When talking about opera, most people have in their minds old themed scripts or old themed music. That is, either it's an opera written hundreds of years ago, or new music put into a script that comes also from the past. And let's face it, most of the times it's like that.  And even when it's always nice to revive the old classics or see a new music arrangement to some classic text, it's very refreshing to watch a performance of a new script with original music.

And what can be more contemporary than a script that goes around the classic drama of loneliness, love and lies that have surrounded opera for hundreds of years, embedded inside the on-line world that surround us today.

That is what Two Boys aimed to achieve, with a nice success, in my opinion.  Nico Muhly, and librettist, Craig Lucas delivered yesterday the world premier of Muhly's first opera, at the London Coliseum, home of the British National Opera.

In what can also be described as an episode of Prime Suspect in an opera format the script goes around through the eyes and ears of Anne Strawson (Susan Bickley), the middle age woman detective investigating the case of Brian (Nicky Spence), aged 16, accused of stabbing Jake (Joseph Beesley), aged 13.

 The central theme is the mind games that our digital era has made so easy to fall into.  Something that even when could be thought to be exaggerated, it has a very real background, and happens everywhere in the world, through chat services, social networks, dating sites or even by SMS over the phone.  I myself have witnessed this kind of mind games and know how devastating can they be, and as always reality can be harder and stronger than fiction.  So the theme is real, the theme is vivid and surround us every day. 

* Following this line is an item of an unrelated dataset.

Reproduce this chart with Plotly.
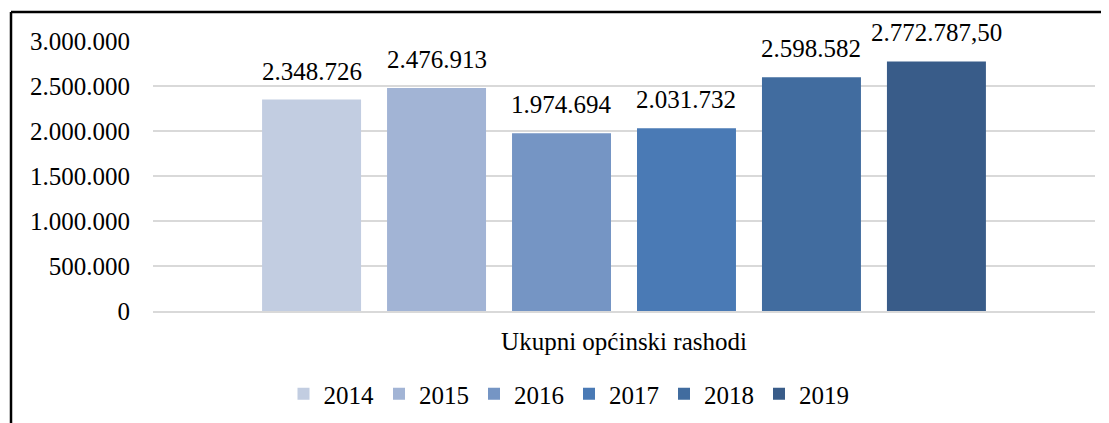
import plotly.graph_objects as go

# data
category = ["Ukupni općinski rashodi"]
years = ["2014", "2015", "2016", "2017", "2018", "2019"]
values = [2348726, 2476913, 1974694, 2031732, 2598582, 2772787.50]
labels = ["2.348.726", "2.476.913", "1.974.694", "2.031.732", "2.598.582", "2.772.787,50"]
colors = ["#C2CDE1", "#A2B4D5", "#7595C4", "#4A7AB5", "#416C9F", "#395C89"]

FONT = "Liberation Serif"
FS = 25
OFF = 8  # page body margin
W, H = 1109 - OFF, 423 - OFF
ML, MR, MT, MB = 153 - OFF, 14, 41 - OFF, 112
PW = W - ML - MR
PH = H - MT - MB

fig = go.Figure()
for yr, v, c in zip(years, values, colors):
    fig.add_trace(go.Bar(
        x=category, y=[v], name=yr,
        marker_color=c, marker_line=dict(width=0),
    ))

# data labels, a bit higher than plotly's "outside" text
slot = PW * (1 - 0.204) / len(years)
for i, (v, t) in enumerate(zip(values, labels)):
    fig.add_annotation(
        x=category[0], y=v, xref="x", yref="y",
        text=t, showarrow=False, yanchor="bottom",
        xshift=(i - (len(years) - 1) / 2) * slot, yshift=13,
        font=dict(family=FONT, size=FS, color="#000000"),
    )


# frame lines (top and left), positions in page pixels
def px_x(p):
    return (p - OFF - ML) / PW


def px_y(p):
    return (H - MB - (p - OFF)) / PH


fig.add_shape(type="line", xref="paper", yref="paper",
              x0=px_x(11), x1=px_x(1109 + 5), y0=px_y(12), y1=px_y(12),
              line=dict(color="#000000", width=2.5))
fig.add_shape(type="line", xref="paper", yref="paper",
              x0=px_x(11), x1=px_x(11), y0=px_y(12), y1=px_y(423 + 5),
              line=dict(color="#000000", width=2.5))

fig.update_layout(
    width=W, height=H,
    margin=dict(l=ML, r=MR, t=MT, b=MB, autoexpand=False),
    paper_bgcolor="white", plot_bgcolor="white",
    barmode="group", bargap=0.204, bargroupgap=0.208,
    separators=",.",
    font=dict(family=FONT, size=FS, color="#000000"),
    showlegend=True,
    legend=dict(orientation="h", xanchor="center", yanchor="middle",
                xref="container", yref="container",
                x=(569 - OFF) / W, y=(H - (394 - OFF)) / H,
                font=dict(family=FONT, size=FS, color="#000000"),
                itemwidth=30, tracegroupgap=0),
    xaxis=dict(showgrid=False, showline=True, linecolor="#D9D9D9", linewidth=1.5,
               ticks="", tickfont=dict(family=FONT, size=FS, color="#000000"),
               ticklabelstandoff=7, automargin=False),
    yaxis=dict(range=[0, 3000000], dtick=500000, tickformat=",d",
               showgrid=True, gridcolor="#D9D9D9", gridwidth=1.5,
               zeroline=False, showline=False, ticks="",
               tickfont=dict(family=FONT, size=FS, color="#000000"),
               ticklabelstandoff=22, automargin=False),
)

fig.write_html("out.html")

Speaking of Lucas' script, it was well managed, trying to give the feeling of the new on-line way of communicating a very informal speech that gives a sense of more realism, with even some funny moments, although a deeper exploration of the characters could have being done, it covers enough to get us immerse in the story.

Rumon Gamba conducted Muhly’s score that goes along giving a nice film-like background to the stage singers. Sometimes it overcomes the soloist singers a little bit, though.

Personally I thought that the music didn't develop as much as I had expected, although one of the great achievements of Muhly's music is when we have the the multi-layered choir in scene, with a very beautiful staging of faces illuminated by open laptops and a multimedia effect with videos projected on the background with a 3D effect of the animations made by projecting different layers; the music goes into an "electronic" feeling, without the use of a single synthesizer, mix or other electronic music device.  The effect is achieved by beautiful polyphonies with aleatory and over lapping sounds and words and flashing images giving the real sense of a very modern and "electronic" multimedia staging.



The internet is the framework over which the opera is played, how ever, the emotions are the common suspects of any good drama.  A dramatic contemporary staging of the alienated world we live, and the ever lasting human desire of not leaving this world without love, without people remembering our qualities, a desire not to go "unsung", as the script puts it, when we leave for good. 

Overall is a good work, perhaps not remarcable as a very trascendent one, but certainly a very refreshing and innovative way of doing opera, to get it close to our reality and keep it interesting. It's worth an evening out.